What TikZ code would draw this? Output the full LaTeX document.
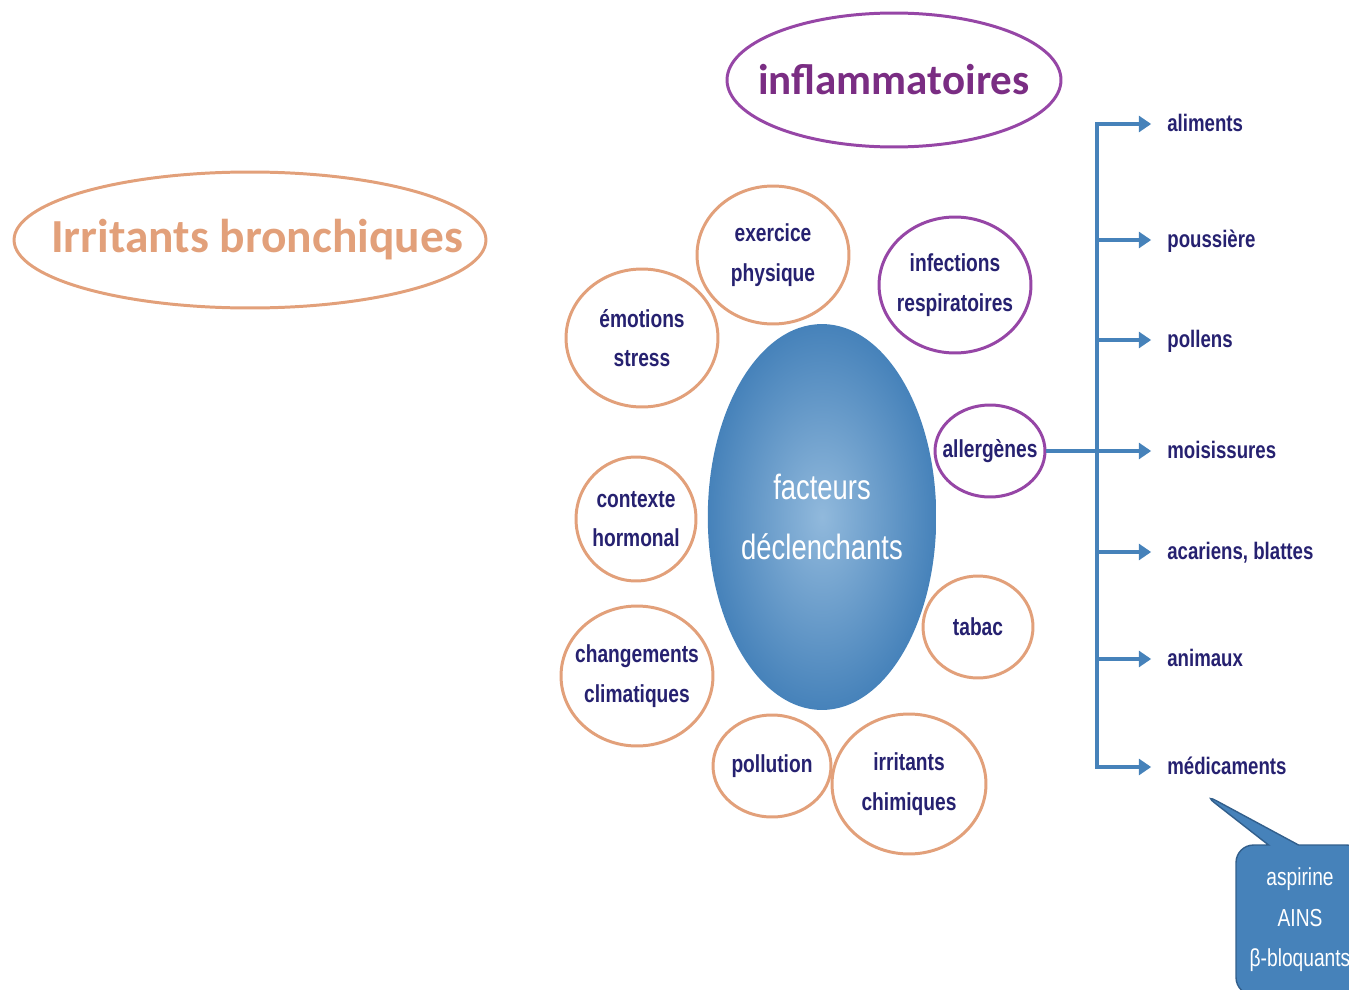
\documentclass[tikz,border=0pt]{standalone}
\usepackage{fontspec}
\usetikzlibrary{shapes.geometric,shapes.callouts,arrows.meta}
\newfontfamily\titlefont{Carlito}
\newfontfamily\lblfont{Liberation Sans}[FakeStretch=0.78]
\definecolor{peach}{RGB}{226,160,122}
\definecolor{plum}{RGB}{150,70,166}
\definecolor{plumtext}{RGB}{122,45,131}
\definecolor{navy}{RGB}{38,33,112}
\definecolor{steel}{RGB}{70,130,186}
\definecolor{steellight}{RGB}{145,185,220}
\definecolor{steeldark}{RGB}{50,95,140}
\begin{document}
\begin{tikzpicture}[x=0.02cm,y=0.02cm]
\tikzstyle{every node}+=[inner sep=0pt]
\tikzstyle{bub}=[ellipse,line width=1.7pt,fill=white,inner sep=-10pt,align=center,text=navy,font=\lblfont\bfseries\fontsize{14}{22.5}\selectfont]
\tikzstyle{peachbub}=[bub,draw=peach]
\tikzstyle{plumbub}=[bub,draw=plum]
\tikzstyle{title}=[ellipse,line width=1.7pt,inner xsep=-30pt]
\tikzstyle{leaf}=[anchor=west,text=navy,text height=11pt,text depth=3pt,font=\lblfont\bfseries\fontsize{13.6}{17}\selectfont]
\tikzstyle{branch}=[draw=steel,line width=2.3pt,shorten >=9pt,-{Triangle[length=7pt,width=9pt]}]
\useasboundingbox (0,0) rectangle (1349,-990);
\node [title,draw=peach,text=peach,minimum width=9.44cm,minimum height=2.72cm,font=\titlefont\bfseries\fontsize{27}{32}\selectfont] (irrit) at (250,-240) {\hspace{8pt}Irritants bronchiques};
\node [title,draw=plum,text=plumtext,minimum width=6.68cm,minimum height=2.68cm,font=\titlefont\bfseries\fontsize{24.5}{29}\selectfont] (infl) at (894,-80) {inflammatoires};
\node [ellipse,minimum width=4.44cm,minimum height=7.72cm,shading=radial,inner color=steellight,outer color=steel,align=center,text=white,font=\lblfont\fontsize{20}{34}\selectfont] (centre) at (822,-517) {facteurs\\déclenchants};
\node [peachbub,minimum width=3.04cm,minimum height=2.76cm] (exer) at (773,-255) {exercice\\physique};
\node [peachbub,minimum width=3.04cm,minimum height=2.76cm] (emo) at (642,-338) {émotions\\stress};
\node [plumbub,minimum width=3.04cm,minimum height=2.72cm] (infect) at (955,-285) {infections\\respiratoires};
\node [plumbub,minimum width=2.2cm,minimum height=1.84cm] (allerg) at (990,-451) {allergènes};
\node [peachbub,minimum width=2.4cm,minimum height=2.48cm] (horm) at (636,-519) {contexte\\hormonal};
\node [peachbub,minimum width=3.04cm,minimum height=2.8cm] (clim) at (637,-676) {changements\\climatiques};
\node [peachbub,minimum width=2.2cm,minimum height=2.04cm] (tabac) at (978,-627) {tabac};
\node [peachbub,minimum width=2.36cm,minimum height=2.04cm] (pollu) at (772,-766) {pollution};
\node [peachbub,minimum width=3.08cm,minimum height=2.8cm] (chim) at (909,-784) {irritants\\chimiques};
\node [leaf] (alim) at (1167,-124) {aliments};
\node [leaf] (pous) at (1167,-240) {poussière};
\node [leaf] (poll) at (1167,-340) {pollens};
\node [leaf] (mois) at (1167,-451) {moisissures};
\node [leaf] (acar) at (1167,-552) {acariens, blattes};
\node [leaf] (anim) at (1167,-659) {animaux};
\node [leaf] (medic) at (1167,-767) {médicaments};
\coordinate (junction) at (1097,-451);
\draw [branch] (allerg.east) -- (mois.west);
\draw [branch] (junction) |- (alim.west);
\draw [branch] (junction) |- (pous.west);
\draw [branch] (junction) |- (poll.west);
\draw [branch] (junction) |- (acar.west);
\draw [branch] (junction) |- (anim.west);
\draw [branch] (junction) |- (medic.west);
\coordinate (tip) at (1202,-793);
\node [rectangle callout,fill=steel,draw=steeldark,line width=0.8pt,rounded corners=10pt,minimum width=2.56cm,minimum height=3cm,callout absolute pointer=(tip),callout pointer width=0.6cm,align=center,text=white,font=\lblfont\fontsize{14}{23}\selectfont] (drugs) at (1300,-920) {aspirine\\AINS\\β-bloquants};
\end{tikzpicture}
\end{document}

##########

[AIM]
Omitting all images, print the listing exactly.

[REPLY TO THE EXERCISE]
What TikZ code would draw this? Output the full LaTeX document.
\documentclass[tikz,border=0pt]{standalone}
\usepackage{fontspec}
\usetikzlibrary{shapes.geometric,shapes.callouts,arrows.meta}
\newfontfamily\titlefont{Carlito}
\newfontfamily\lblfont{Liberation Sans}[FakeStretch=0.78]
\definecolor{peach}{RGB}{226,160,122}
\definecolor{plum}{RGB}{150,70,166}
\definecolor{plumtext}{RGB}{122,45,131}
\definecolor{navy}{RGB}{38,33,112}
\definecolor{steel}{RGB}{70,130,186}
\definecolor{steellight}{RGB}{145,185,220}
\definecolor{steeldark}{RGB}{50,95,140}
\begin{document}
\begin{tikzpicture}[x=0.02cm,y=0.02cm]
\tikzstyle{every node}+=[inner sep=0pt]
\tikzstyle{bub}=[ellipse,line width=1.7pt,fill=white,inner sep=-10pt,align=center,text=navy,font=\lblfont\bfseries\fontsize{14}{22.5}\selectfont]
\tikzstyle{peachbub}=[bub,draw=peach]
\tikzstyle{plumbub}=[bub,draw=plum]
\tikzstyle{title}=[ellipse,line width=1.7pt,inner xsep=-30pt]
\tikzstyle{leaf}=[anchor=west,text=navy,text height=11pt,text depth=3pt,font=\lblfont\bfseries\fontsize{13.6}{17}\selectfont]
\tikzstyle{branch}=[draw=steel,line width=2.3pt,shorten >=9pt,-{Triangle[length=7pt,width=9pt]}]
\useasboundingbox (0,0) rectangle (1349,-990);
\node [title,draw=peach,text=peach,minimum width=9.44cm,minimum height=2.72cm,font=\titlefont\bfseries\fontsize{27}{32}\selectfont] (irrit) at (250,-240) {\hspace{8pt}Irritants bronchiques};
\node [title,draw=plum,text=plumtext,minimum width=6.68cm,minimum height=2.68cm,font=\titlefont\bfseries\fontsize{24.5}{29}\selectfont] (infl) at (894,-80) {inflammatoires};
\node [ellipse,minimum width=4.44cm,minimum height=7.72cm,shading=radial,inner color=steellight,outer color=steel,align=center,text=white,font=\lblfont\fontsize{20}{34}\selectfont] (centre) at (822,-517) {facteurs\\déclenchants};
\node [peachbub,minimum width=3.04cm,minimum height=2.76cm] (exer) at (773,-255) {exercice\\physique};
\node [peachbub,minimum width=3.04cm,minimum height=2.76cm] (emo) at (642,-338) {émotions\\stress};
\node [plumbub,minimum width=3.04cm,minimum height=2.72cm] (infect) at (955,-285) {infections\\respiratoires};
\node [plumbub,minimum width=2.2cm,minimum height=1.84cm] (allerg) at (990,-451) {allergènes};
\node [peachbub,minimum width=2.4cm,minimum height=2.48cm] (horm) at (636,-519) {contexte\\hormonal};
\node [peachbub,minimum width=3.04cm,minimum height=2.8cm] (clim) at (637,-676) {changements\\climatiques};
\node [peachbub,minimum width=2.2cm,minimum height=2.04cm] (tabac) at (978,-627) {tabac};
\node [peachbub,minimum width=2.36cm,minimum height=2.04cm] (pollu) at (772,-766) {pollution};
\node [peachbub,minimum width=3.08cm,minimum height=2.8cm] (chim) at (909,-784) {irritants\\chimiques};
\node [leaf] (alim) at (1167,-124) {aliments};
\node [leaf] (pous) at (1167,-240) {poussière};
\node [leaf] (poll) at (1167,-340) {pollens};
\node [leaf] (mois) at (1167,-451) {moisissures};
\node [leaf] (acar) at (1167,-552) {acariens, blattes};
\node [leaf] (anim) at (1167,-659) {animaux};
\node [leaf] (medic) at (1167,-767) {médicaments};
\coordinate (junction) at (1097,-451);
\draw [branch] (allerg.east) -- (mois.west);
\draw [branch] (junction) |- (alim.west);
\draw [branch] (junction) |- (pous.west);
\draw [branch] (junction) |- (poll.west);
\draw [branch] (junction) |- (acar.west);
\draw [branch] (junction) |- (anim.west);
\draw [branch] (junction) |- (medic.west);
\coordinate (tip) at (1202,-793);
\node [rectangle callout,fill=steel,draw=steeldark,line width=0.8pt,rounded corners=10pt,minimum width=2.56cm,minimum height=3cm,callout absolute pointer=(tip),callout pointer width=0.6cm,align=center,text=white,font=\lblfont\fontsize{14}{23}\selectfont] (drugs) at (1300,-920) {aspirine\\AINS\\β-bloquants};
\end{tikzpicture}
\end{document}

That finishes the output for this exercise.